If you complete the above functions (and other things like style, etc. are correct), you will receive nearly all of the points for this assignment. You should feel proud and good about yourself that you have gotten this far, and feel free to stop here! If you want to try to earn the remaining point: create an alternative version of main that is very similar to the one you've just created, but has two LunarLander objects descending to the moon, each controlled by different users. The two players alternate back and forth entering thrust for their own landers, until one them lands or until they both crash. I'm leaving the specifications of this fairly vague: get something working that involves two players with two landers working successfully, and you'll earn your point. But make sure that the one player version is working regardless. You might take all of your code from main, move it to another function called onePlayer, and create another similar function called twoPlayer. Your main function can then ask the user whether it should be a one or two player game.

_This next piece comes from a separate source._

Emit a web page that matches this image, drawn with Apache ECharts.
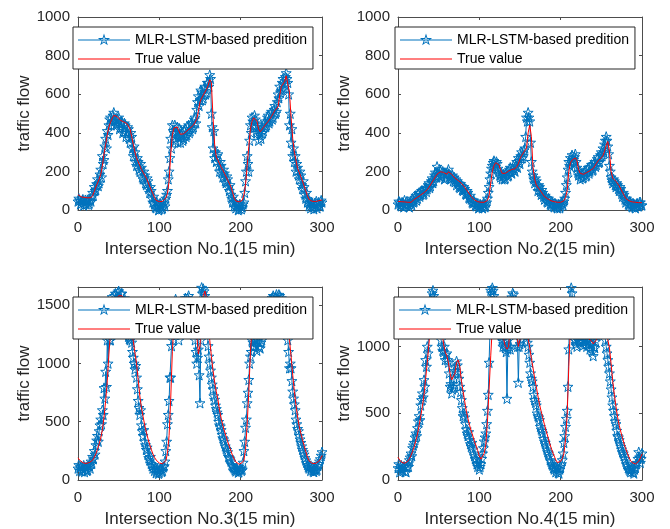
<!DOCTYPE html>
<html>
<head>
<meta charset="utf-8">
<script src="https://cdn.jsdelivr.net/npm/echarts@6/dist/echarts.min.js"></script>
<style>html,body{margin:0;padding:0;background:#fff;}#c{width:670px;height:529px;}</style>
</head>
<body>
<div id="c"></div>
<script>
// sample indices (15 min intervals): predictions at every sample, true values every 2nd sample
const xsPred = [];
for (let i = 0; i <= 300; i++) xsPred.push(i);
const xsTrue = [];
for (let i = 0; i <= 150; i++) xsTrue.push(i * 2);

const xTicks = [0, 100, 200, 300];
const xNames = ['Intersection No.1(15 min)', 'Intersection No.2(15 min)', 'Intersection No.3(15 min)', 'Intersection No.4(15 min)'];
const yName = 'traffic flow';
const predName = 'MLR-LSTM-based predition';
const trueName = 'True value';
const yMax = [1000, 1000, 1655, 1446];
const yStep = [200, 200, 500, 500];

const true1 = [80,72,68,66,65,64,63,62,64,75,
 95,120,140,160,185,230,290,340,390,430,
 455,475,490,493,485,475,465,460,457,452,
 448,438,420,380,340,300,270,250,230,210,
 195,180,165,145,125,105,85,65,50,44,
 43,43,45,50,62,85,150,290,390,425,
 435,430,410,392,390,395,402,410,418,425,
 432,440,455,470,510,560,580,595,605,625,
 645,675,660,480,340,275,258,240,222,207,
 190,172,155,138,120,92,62,47,43,42,
 43,50,80,130,230,330,420,460,478,482,
 460,420,405,415,428,440,450,460,472,485,
 500,515,525,535,595,640,650,665,695,690,
 610,480,370,300,258,215,195,172,150,125,
 100,75,55,47,45,44,44,46,48,50,
 52];
const pred1 = [45,60,50,30,35,48,55,25,40,52,30,45,50,28,35,55,45,70,90,75,
 120,100,105,135,160,125,140,185,210,170,280,240,260,330,370,320,410,390,440,470,
 480,440,460,490,505,460,470,440,450,470,480,420,430,460,450,400,410,450,440,380,
 400,430,420,370,350,400,380,320,280,330,300,250,230,270,250,210,200,240,220,170,
 160,200,180,140,130,165,150,110,90,120,100,60,40,70,30,15,10,40,25,0,
 5,35,20,5,10,45,35,20,60,80,100,160,200,270,370,320,440,410,400,440,
 360,400,430,350,380,420,350,390,400,360,370,410,420,380,390,430,440,400,410,450,
 450,420,430,470,480,450,520,560,590,540,570,620,610,570,580,630,640,600,610,660,
 660,640,700,680,500,430,320,410,270,300,250,280,290,230,200,250,230,190,170,210,
 190,150,140,175,160,120,100,130,80,60,40,70,20,40,10,30,25,0,5,30,
 20,5,15,30,40,90,150,200,280,240,200,360,440,400,480,460,440,490,470,430,
 400,440,360,410,390,370,430,400,410,450,460,430,440,480,490,450,460,500,510,470,
 480,520,540,500,510,560,600,580,640,610,620,660,680,630,650,690,710,680,660,600,
 440,500,350,420,280,320,250,280,200,240,220,180,160,200,180,130,110,150,120,80,
 60,90,40,55,20,35,10,40,30,15,5,35,25,45,10,30,40,20,20,50,
 40];
const true2 = [45,44,43,42,42,42,40,38,40,48,
 55,60,66,72,78,85,90,96,105,118,
 130,145,158,172,185,195,198,200,195,190,
 185,198,200,185,175,165,160,153,146,138,
 130,118,106,94,82,70,60,52,46,43,
 42,40,38,40,45,50,75,140,200,230,
 245,248,235,210,190,185,190,196,202,206,
 210,212,214,225,240,265,282,295,305,320,
 400,440,380,220,160,130,118,106,94,82,
 70,64,58,52,48,45,43,41,40,40,
 40,43,48,65,100,200,245,258,265,270,
 255,210,190,180,185,190,194,198,204,210,
 215,228,242,255,262,270,282,305,335,355,
 300,200,165,158,148,140,125,108,92,76,
 60,54,48,44,42,40,40,39,38,38,
 38];
const pred2 = [30,45,40,25,20,40,35,15,50,30,25,45,30,20,15,40,35,25,60,40,
 45,65,75,50,60,85,90,70,80,100,100,80,85,110,115,95,110,130,140,115,
 125,150,165,140,150,180,195,170,225,190,180,210,205,175,170,200,190,160,165,190,
 180,195,210,185,175,160,165,180,150,170,145,160,130,150,140,120,115,135,125,105,
 100,120,110,85,80,100,90,65,60,75,55,40,35,50,40,25,20,35,30,10,
 15,30,25,15,10,35,30,15,20,40,60,90,120,160,190,215,230,245,255,235,
 225,250,240,215,200,180,170,190,160,175,185,160,165,190,200,175,180,210,220,195,
 190,215,230,205,200,230,250,220,270,255,240,280,300,270,280,310,320,380,480,460,
 505,480,460,350,250,200,180,160,140,165,150,125,100,130,120,95,80,105,90,70,
 55,75,65,45,40,60,50,30,25,45,35,20,15,35,30,15,10,30,25,10,
 20,40,35,25,45,60,90,130,170,210,250,230,270,250,285,260,240,275,290,250,
 220,195,180,200,160,175,190,165,170,195,205,175,180,210,220,190,200,225,235,205,
 210,240,250,225,235,265,275,245,250,285,300,280,320,300,340,360,380,360,330,290,
 230,200,170,155,140,160,150,130,120,140,130,110,100,120,110,85,70,90,80,55,
 40,60,50,30,25,45,35,20,15,35,30,15,10,30,35,20,20,40,40,25,
 25];
const true3 = [190,170,155,148,145,142,145,150,158,170,
 195,225,265,310,360,430,540,680,850,1080,
 1270,1400,1480,1530,1560,1580,1590,1580,1560,1530,
 1480,1420,1350,1270,1190,1090,1000,860,720,620,
 545,470,410,355,305,265,225,195,172,155,
 145,140,140,148,165,230,380,700,1100,1350,
 1450,1500,1520,1500,1480,1500,1520,1540,1550,1540,
 1520,1480,1400,1250,1080,1150,1400,1580,1620,1560,
 1400,1200,1060,940,840,760,690,600,530,470,
 420,375,330,290,250,210,180,155,140,135,
 140,150,170,260,480,760,1100,1300,1380,1350,
 1300,1260,1250,1280,1330,1390,1440,1480,1510,1530,
 1540,1550,1560,1560,1550,1530,1500,1460,1400,1320,
 1200,1060,900,760,640,540,460,400,345,295,
 245,200,165,148,142,140,142,148,160,180,
 210];
const pred3 = [100,130,80,110,120,75,90,125,70,100,110,80,85,120,130,100,160,140,200,180,
 250,220,300,340,380,330,420,470,520,480,600,560,790,700,930,800,1200,1000,1250,1200,
 1200,1450,1570,1500,1520,1580,1600,1530,1540,1610,1620,1560,1550,1600,1600,1520,1500,1560,1450,1400,
 1380,1300,1230,1210,1200,1230,1180,1100,1050,1000,950,980,880,780,680,620,560,600,470,420,
 380,430,330,300,260,280,220,190,170,200,140,120,100,130,80,100,60,75,90,55,
 65,90,100,70,80,110,120,160,250,330,480,560,680,880,880,1150,1400,1200,1500,1450,
 1550,1500,1480,1380,1200,1350,1450,1500,1530,1480,1470,1530,1560,1500,1500,1560,1580,1530,1520,1500,
 1480,1420,1350,1280,1200,1100,1000,1050,1120,900,660,1200,1650,1600,1640,1620,1580,1500,1450,1300,
 1150,1060,1000,940,880,820,780,720,690,640,610,580,560,500,470,460,430,390,360,350,
 330,290,270,260,240,200,190,180,160,130,120,110,100,85,75,100,90,65,70,95,
 100,80,90,150,250,330,450,520,660,750,860,1000,1060,1100,1200,1180,1140,1210,1200,1150,
 1110,1200,1180,1140,1130,1180,1200,1250,1300,1380,1420,1450,1500,1530,1480,1520,1550,1510,1500,1560,
 1580,1540,1520,1570,1590,1550,1540,1590,1580,1520,1560,1500,1480,1450,1420,1350,1300,1250,1200,1100,
 960,1000,960,850,760,700,650,600,520,480,440,420,380,350,320,290,260,240,220,190,
 170,150,130,110,100,120,80,95,110,75,70,90,100,80,90,120,140,160,180,210,
 240];
const true4 = [170,150,135,125,125,130,140,160,185,215,
 250,295,345,410,480,550,640,760,880,1020,
 1150,1250,1320,1350,1340,1300,1220,1120,1020,960,
 930,880,800,750,740,800,880,900,850,740,
 665,590,516,460,410,367,330,290,255,220,
 180,156,160,200,268,440,680,930,1150,1300,
 1350,1330,1280,1200,1120,1050,1000,980,1000,1150,
 1300,1330,1250,1100,1000,1050,1150,1200,1200,1130,
 1060,990,910,840,764,700,630,566,515,465,
 417,370,330,285,245,210,180,150,131,130,
 140,160,200,300,491,850,1150,1250,1200,1120,
 1080,1060,1050,1060,1070,1080,1070,1060,1050,1040,
 1020,1010,1050,1120,1200,1260,1300,1250,1150,1050,
 988,870,740,640,550,470,410,360,315,270,
 235,200,170,145,130,120,120,125,140,165,
 195];
const pred4 = [90,120,60,90,110,80,70,100,100,65,60,95,120,100,150,170,200,180,240,260,
 280,320,350,330,390,440,480,450,560,600,650,620,750,700,900,850,1000,950,1300,1200,
 1350,1300,1400,1420,1380,1340,1300,1330,1250,1220,1200,1150,1100,1050,1000,970,960,1000,900,940,
 950,900,880,800,700,720,650,680,700,760,820,850,890,860,800,760,700,660,600,540,
 480,500,470,420,380,350,330,360,300,270,250,280,230,200,180,160,150,120,100,130,
 80,100,120,160,200,240,290,320,350,420,520,640,880,1100,1420,1400,1440,1420,1380,1340,
 1300,1280,1250,1200,1180,1130,1100,1080,1050,1000,1020,1040,990,960,610,980,1050,1000,980,1200,
 1370,1400,1390,1300,1200,1150,1100,1000,730,1000,1020,1050,1120,1180,1200,1210,1150,1120,1080,1030,
 1000,940,880,800,760,740,700,640,600,580,560,500,480,470,450,400,380,370,350,310,
 290,280,260,230,210,200,180,150,140,120,110,90,80,100,60,75,90,55,50,80,
 100,120,150,200,280,330,400,460,520,700,980,1250,1470,1440,1400,1200,1100,1050,1050,1020,
 1000,1050,1080,1040,1030,1070,1100,1040,1010,1050,1060,1020,1000,1060,1040,1010,980,1030,1020,960,
 930,1000,990,1040,1080,1100,1150,1180,1220,1250,1300,1250,1200,1150,1100,1050,1000,950,900,850,
 800,740,680,620,560,520,480,440,420,370,330,320,300,270,250,230,210,200,180,160,
 140,120,110,90,80,70,60,80,90,60,50,80,100,120,130,160,210,170,130,160,
 200];

const trues = [true1, true2, true3, true4];
const preds = [pred1, pred2, pred3, pred4];

const FONT = '"Liberation Sans", Arial, Helvetica, sans-serif';
const TXT = '#262626';
const LINE = '#4d4d4d';
const BLUE = '#0072BD';
const RED = '#FF0000';
const STAR = 'path://M0,-10 L2.35,-3.24 L9.51,-3.09 L3.8,1.24 L5.88,8.09 L0,4 L-5.88,8.09 L-3.8,1.24 L-9.51,-3.09 L-2.35,-3.24 Z';
// legend icons (52x14 box): thin line, with a hollow star for the prediction entry
const BOX = 'M0,0L0.01,0L0,0.01Z M52,14L51.99,14L52,13.99Z ';
const ICON_LINE = 'M0,6.5L52,6.5L52,7.5L0,7.5Z ';
const ICON_STAR = 'M26,0.5L27.46,4.99L32.18,4.99L28.36,7.77L29.82,12.26L26,9.48L22.18,12.26L23.64,7.77L19.82,4.99L24.54,4.99Z ' +
  'M26,3.43L25.2,5.9L22.6,5.9L24.7,7.42L23.9,9.89L26,8.36L28.1,9.89L27.3,7.42L29.4,5.9L26.8,5.9Z';
const ICON_PRED = 'path://' + BOX + ICON_LINE + ICON_STAR;
const ICON_TRUE = 'path://' + BOX + ICON_LINE;

const gridPos = [
  {left: 78, top: 17, width: 244, height: 193},
  {left: 398, top: 17, width: 244, height: 193},
  {left: 78, top: 287, width: 244, height: 194},
  {left: 398, top: 287, width: 244, height: 194}
];
const legendPos = [
  {left: 73, top: 27},
  {left: 395, top: 27},
  {left: 73, top: 297},
  {left: 394, top: 297}
];

const grid = [], xAxis = [], yAxis = [], series = [], legend = [];
for (let g = 0; g < 4; g++) {
  grid.push(Object.assign({containLabel: false}, gridPos[g]));
  const step = yStep[g];
  const common = {
    gridIndex: g, type: 'value',
    axisLine: {show: true, onZero: false, lineStyle: {color: LINE, width: 1}},
    axisTick: {show: true, inside: true, length: 3, lineStyle: {color: LINE}},
    splitLine: {show: false}
  };
  xAxis.push(Object.assign({}, common, {
    position: 'bottom', min: 0, max: 300, interval: 100,
    name: xNames[g], nameLocation: 'middle', nameGap: 31,
    nameTextStyle: {fontFamily: FONT, fontSize: 17, color: TXT},
    axisLabel: {fontFamily: FONT, fontSize: 15, color: TXT, margin: 10}
  }));
  xAxis.push(Object.assign({}, common, {
    position: 'top', min: 0, max: 300, interval: 100, axisLabel: {show: false}
  }));
  yAxis.push(Object.assign({}, common, {
    position: 'left', min: 0, max: yMax[g], interval: step,
    name: yName, nameLocation: 'middle', nameGap: 44,
    nameTextStyle: {fontFamily: FONT, fontSize: 17, color: TXT},
    axisLabel: {fontFamily: FONT, fontSize: 15, color: TXT, margin: 8,
      formatter: v => (v % step === 0 ? String(v) : '')}
  }));
  yAxis.push(Object.assign({}, common, {
    position: 'right', min: 0, max: yMax[g], interval: step, axisLabel: {show: false}
  }));
  series.push({
    name: predName, type: 'line', xAxisIndex: 2 * g, yAxisIndex: 2 * g,
    data: xsPred.map((x, i) => [x, preds[g][i]]),
    symbol: STAR, symbolSize: 10, showSymbol: true, showAllSymbol: true,
    lineStyle: {color: BLUE, width: 1},
    itemStyle: {color: 'rgba(255,255,255,0)', borderColor: BLUE, borderWidth: 1},
    emphasis: {disabled: true}, clip: true, z: 2
  });
  series.push({
    name: trueName, type: 'line', xAxisIndex: 2 * g, yAxisIndex: 2 * g,
    data: xsTrue.map((x, i) => [x, trues[g][i]]),
    symbol: 'none',
    lineStyle: {color: RED, width: 1},
    itemStyle: {color: RED},
    emphasis: {disabled: true}, clip: true, z: 3
  });
  legend.push(Object.assign({
    orient: 'vertical',
    data: [
      {name: predName, icon: ICON_PRED, itemStyle: {color: BLUE, borderWidth: 0}},
      {name: trueName, icon: ICON_TRUE, itemStyle: {color: RED, borderWidth: 0}}
    ],
    itemWidth: 52, itemHeight: 14, itemGap: 5,
    padding: [6, 6, 3, 5],
    backgroundColor: '#fff', borderColor: '#262626', borderWidth: 1, borderRadius: 0,
    textStyle: {fontFamily: FONT, fontSize: 14, color: '#000'},
    selectedMode: false, z: 10
  }, legendPos[g]));
}

const chart = echarts.init(document.getElementById('c'), null, {renderer: 'canvas'});
chart.setOption({
  animation: false,
  backgroundColor: '#fff',
  grid, xAxis, yAxis, series, legend
});
</script>
</body>
</html>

• Landing without crashing is tricky. To test your program, make the initial altitude smaller and the initial fuel amount bigger. This makes the game quicker to play and easier to win.
• Any numbers that you see scattered throughout this assignment that are not used for initializing the lander (gravity increases velocity by 2 meters/second, 4 meters/second or less to land successfully, etc.) should be stored as instance variables in your program.
• It is useful to be able to automatically exit the program, rather than having to wait until a successful land or crash. Set up your program so that if the player enters -1 for thrust, the game automatically ends. (The function exit() can be used to automatically exit your program.)

Welcome to Lunar Lander!

Alt = 1000 Vel = 40 Fuel = 25
How much thrust this round? 0
Alt = 958 Vel = 42 Fuel = 25
How much thrust this round? 0
Alt = 914 Vel = 44 Fuel = 25
How much thrust this round? 0
Alt = 868 Vel = 46 Fuel = 25
How much thrust this round? 0
Alt = 820 Vel = 48 Fuel = 25
How much thrust this round? 0
Alt = 770 Vel = 50 Fuel = 25
How much thrust this round? 0
Alt = 718 Vel = 52 Fuel = 25
How much thrust this round? 0
Alt = 664 Vel = 54 Fuel = 25
How much thrust this round? 0
Alt = 608 Vel = 56 Fuel = 25
How much thrust this round? 0
Alt = 550 Vel = 58 Fuel = 25
How much thrust this round? 0
Alt = 490 Vel = 60 Fuel = 25
How much thrust this round? 0
Alt = 428 Vel = 62 Fuel = 25
How much thrust this round? 0
Alt = 364 Vel = 64 Fuel = 25
How much thrust this round? 0
Alt = 298 Vel = 66 Fuel = 25
How much thrust this round? 0
Alt = 230 Vel = 68 Fuel = 25
How much thrust this round? 0
Alt = 160 Vel = 70 Fuel = 25
How much thrust this round? 2
Alt = 96 Vel = 64 Fuel = 23
How much thrust this round? 0
Alt = 30 Vel = 66 Fuel = 23
How much thrust this round? 0
Alt = -38 Vel = 68 Fuel = 23
Oh no, you crashed!

When finished, zip up your code and submit your work through Moodle.

Good luck, and have fun! Remember that lab assistants are available in the evenings in CMC 102 and CMC 306 to help out if you need it, and you can attend prefect sessions as well.